Now, the contrarian angle that most coverage misses: the UMA token holders were not bribed or coordinated. They voted rationally, but rationality itself is the blind spot. When a platform with 90% market share proposes a result, the default assumption for a rational voter is that the platform is correct. Challenging it requires spending time, capital, and social capital to research the underlying facts. The plaintiff could not afford the dispute bond—$50,000 on a $2 million market—and no whale stepped in. The system’s design assumes that a sufficiently valuable market will attract altruistic challengers. But in reality, the cost of dispute is high, the reward is low (a small bounty), and the reputational risk of voting against the platform is real. This is a systemic mapping failure: optimistic oracles are only functional when the disputed outcome affects enough value to overcome the free-rider problem. For most prediction markets, that threshold is never crossed.
The lawsuit will likely settle, but the damage to the prediction market sector is structural. Capital is already pricing in a discount on any resolution mechanism that involves human interpretation. Azuro’s AMM-based automatic resolution has seen a 12% increase in TVL since the story broke—a silent vote of no confidence in subjective oracles. Meanwhile, Polymarket’s trading volume for new markets has dropped 30% per week according to Dune Analytics. The takeaway is not to short UMA or to buy Azuro blindly; it is to abandon any market that ties its outcome to a rule set that can be modified after creation. The next evolution of prediction markets will not be faster or cheaper—it will be deterministic.
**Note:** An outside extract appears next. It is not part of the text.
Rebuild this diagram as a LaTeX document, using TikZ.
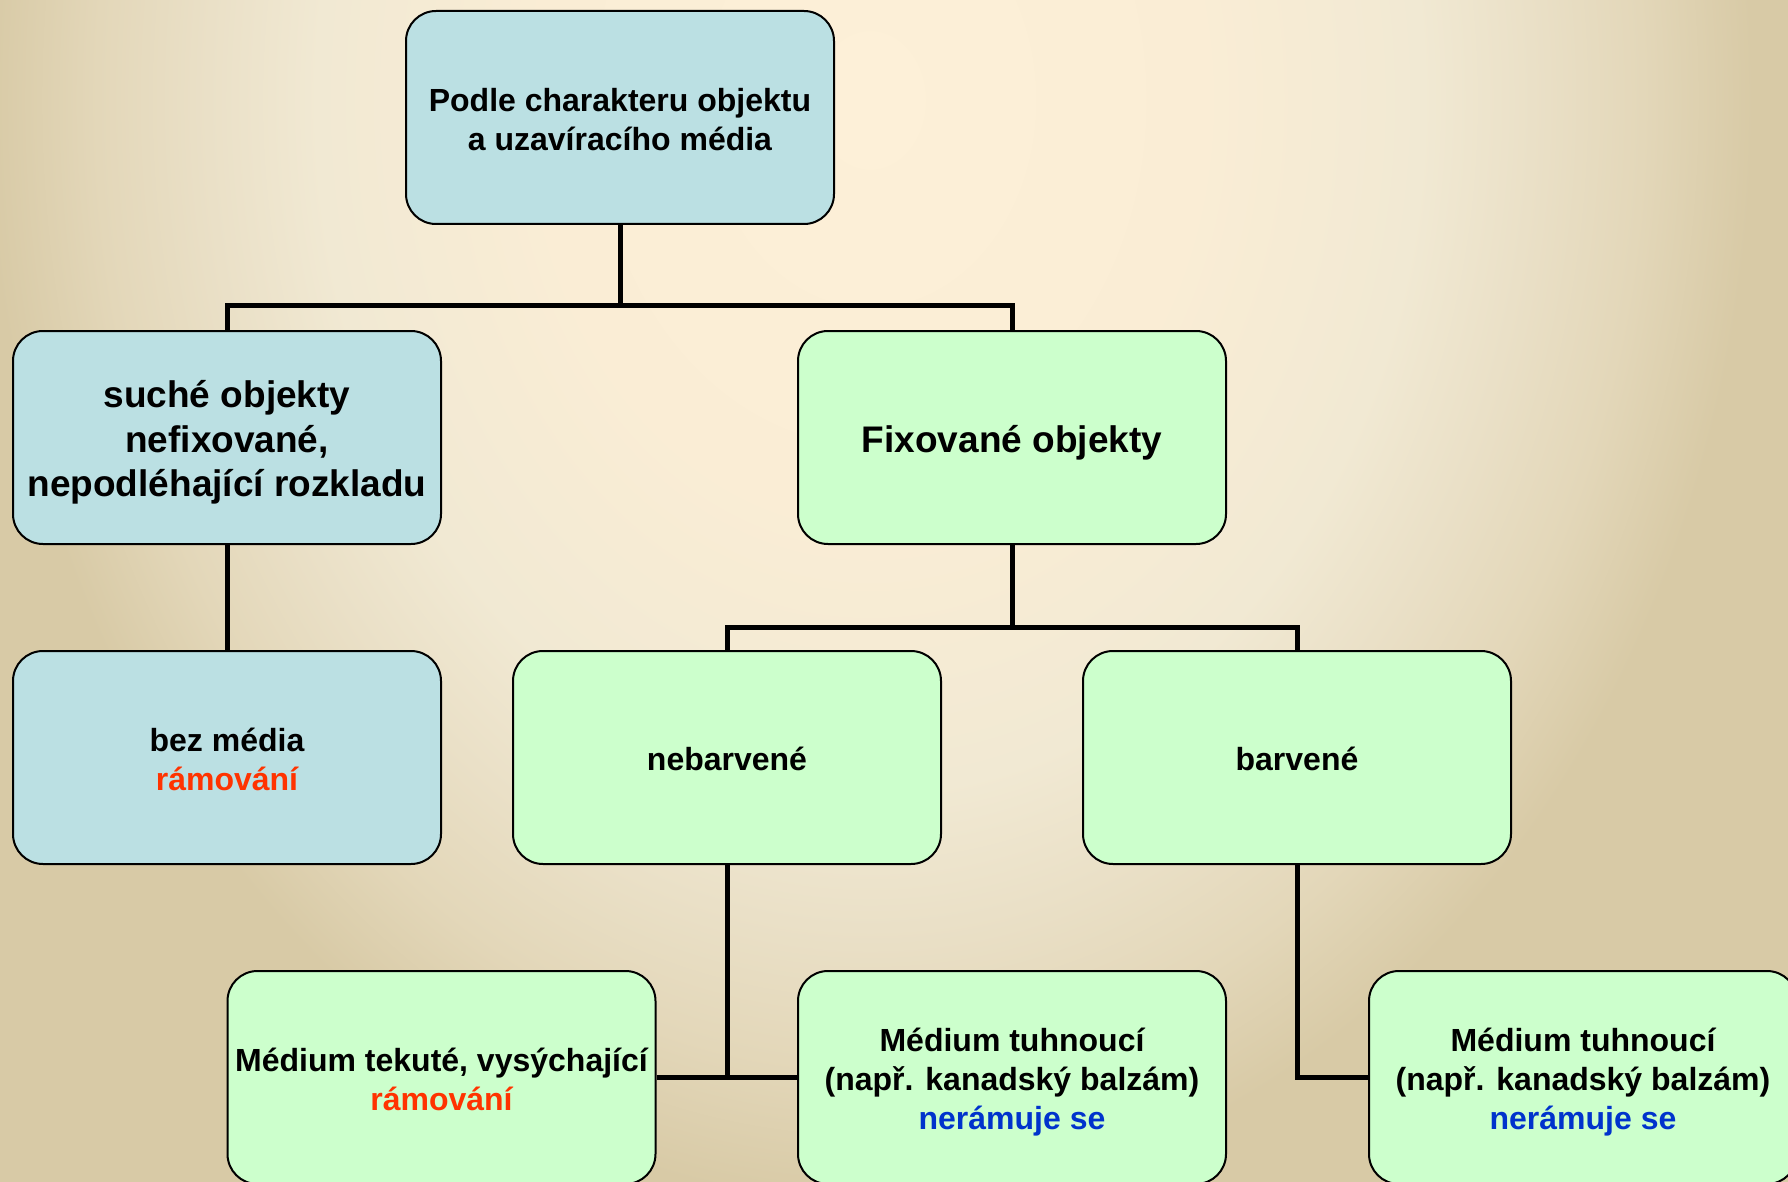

So where do we watch? Two signals: first, the coming CFTC guidance on event-contract definitions, which could ban any market that relies on non-public information. Second, the emergence of “gated” prediction protocols that freeze rule metadata into immutable hashes at launch. The Polymarket incident will be remembered not as a lawsuit, but as the moment DeFi learned that code is law only if the platform cannot edit the statute.